Swish is an often derogatory British English slang term for effeminate behaviour and interests (camp), emphasized and sanctioned in pre-Stonewallgay male communities. This behaviour is also described as being nelly. Wentworth and Flexner define swish as a noun meaning "a male homosexual, esp. one with obviously feminine traits".
Extravagant language is common. Such expressions as 'Oh my word!' 'Give you a clue' 'Good heavens!' and 'Oh, my dear!' are readily associated with other aspects of a feminine man. In describing ordinary experiences the male variant is likely to use such words as 'terrific,' 'fabulous,' 'completely devoted,' 'horrible,' 'tremendous,' 'oh, honey,' 'sublimely,' 'charming,' 'appalling,' 'vicious,' 'fierce,' 'loathed,' and 'madly.' Exaggerations are made more conspicuous by placing undue or inappropriate emphasis on certain syllables and intonations which leave little doubt of the effeminacy of the speaker."
Although being butch was viewed as deviant and socially unacceptable by gay male society, being swish has since lost its mainstream gay status post-Stonewall, and in addition to being used occasionally by mainstream culture is now most often derogatory even when used by gay men. Though it may be assumed that most post-Stonewall gay men[clarification needed] view acting swish as internalized homophobia, a concession to stereotypes of gay men as less than manly. However, the Castro clone, a hyper-masculine, macho standard and ideal behaviour that replaced swish—adapted many camp elements such as dish.
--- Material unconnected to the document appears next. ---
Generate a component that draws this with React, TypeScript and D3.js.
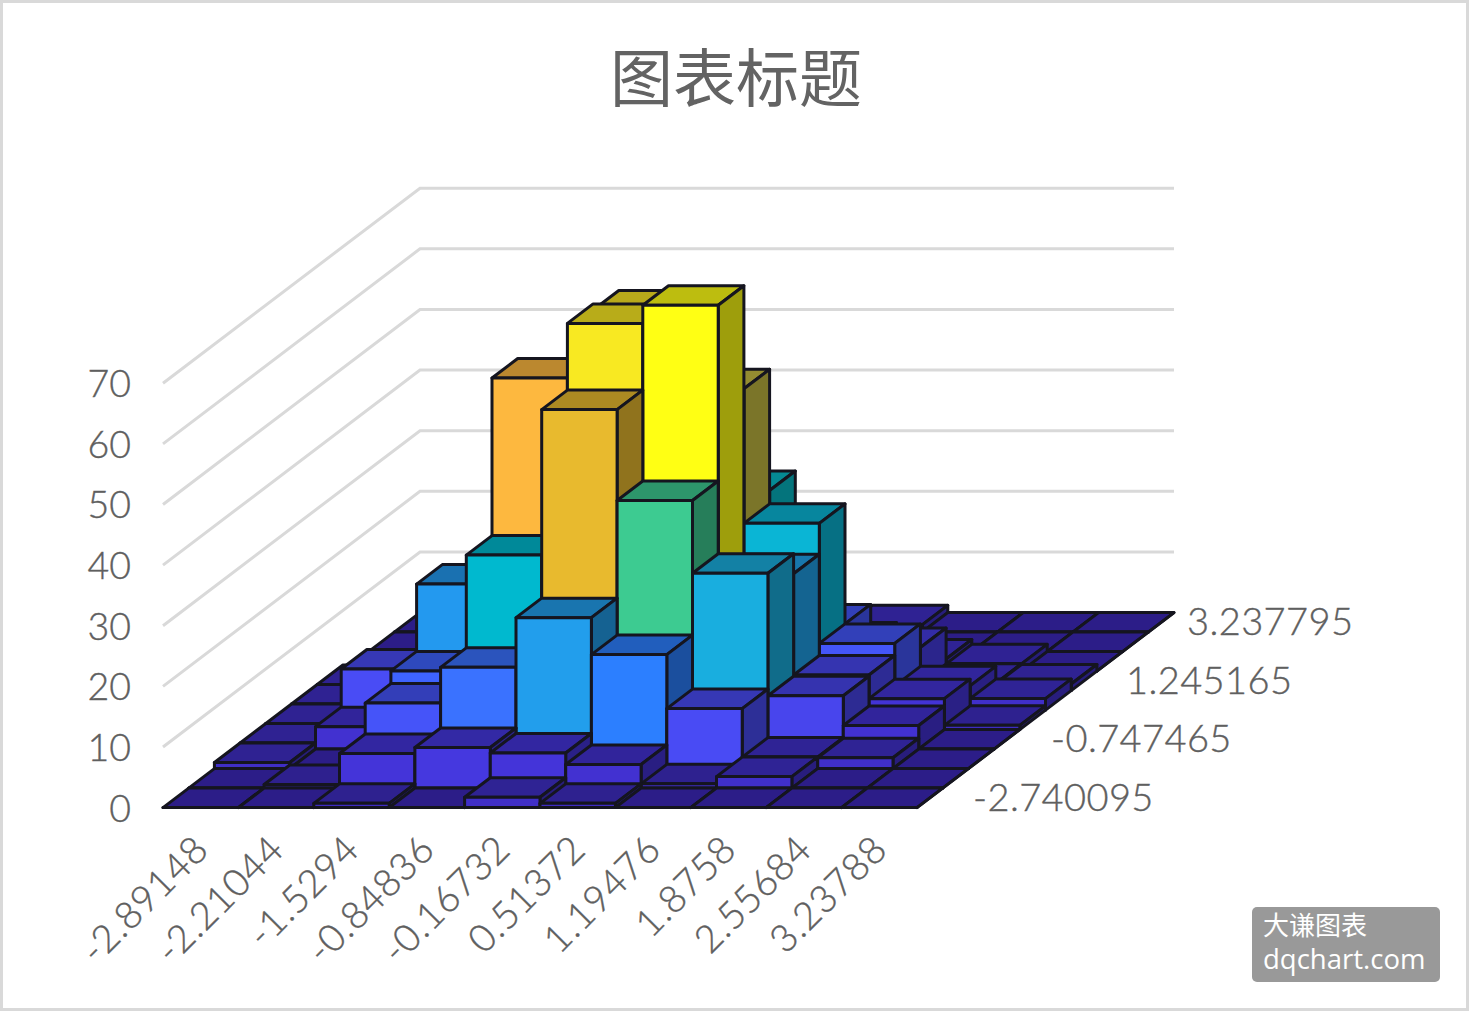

Thus while clones could view swish as embodying anti-gay stereotypes, being swish was a way of indicating and performing one's identity, indicating that anti-gay stereotypes could be derived from gay identities. Further, one could turn swish on or off, as described by Martin Levine in Gay Macho:
Just look at all these clones dear...they all look so 'butch.' But I remember when everyone was 'nelly'. What a joke!...Over the last few years I have watched many of these girls change as the times changed. A couple of years ago, they had puny bodies, lisping voices, and elegant clothes. At parties or Tea Dances, they came in dresses, swooning over [Greta] Garbo and [Bette] Davis. Now, they've 'butched up,' giving up limp wrists and mincing gaits for bulging muscles and manly handshakes, giving up fancy clothes and posh pubs for faded jeans and raunchy discos.
Most recently, swish has taken on an empowering and action-oriented meaning within the LGBT rights movement. To swish is to create opportunities for straight allies to become active in the LGBT civil rights movement. It embodies a form of activism that is uplifting, rewarding and fun. E.g. “I swish because all LGBT people deserve to live and love equally.”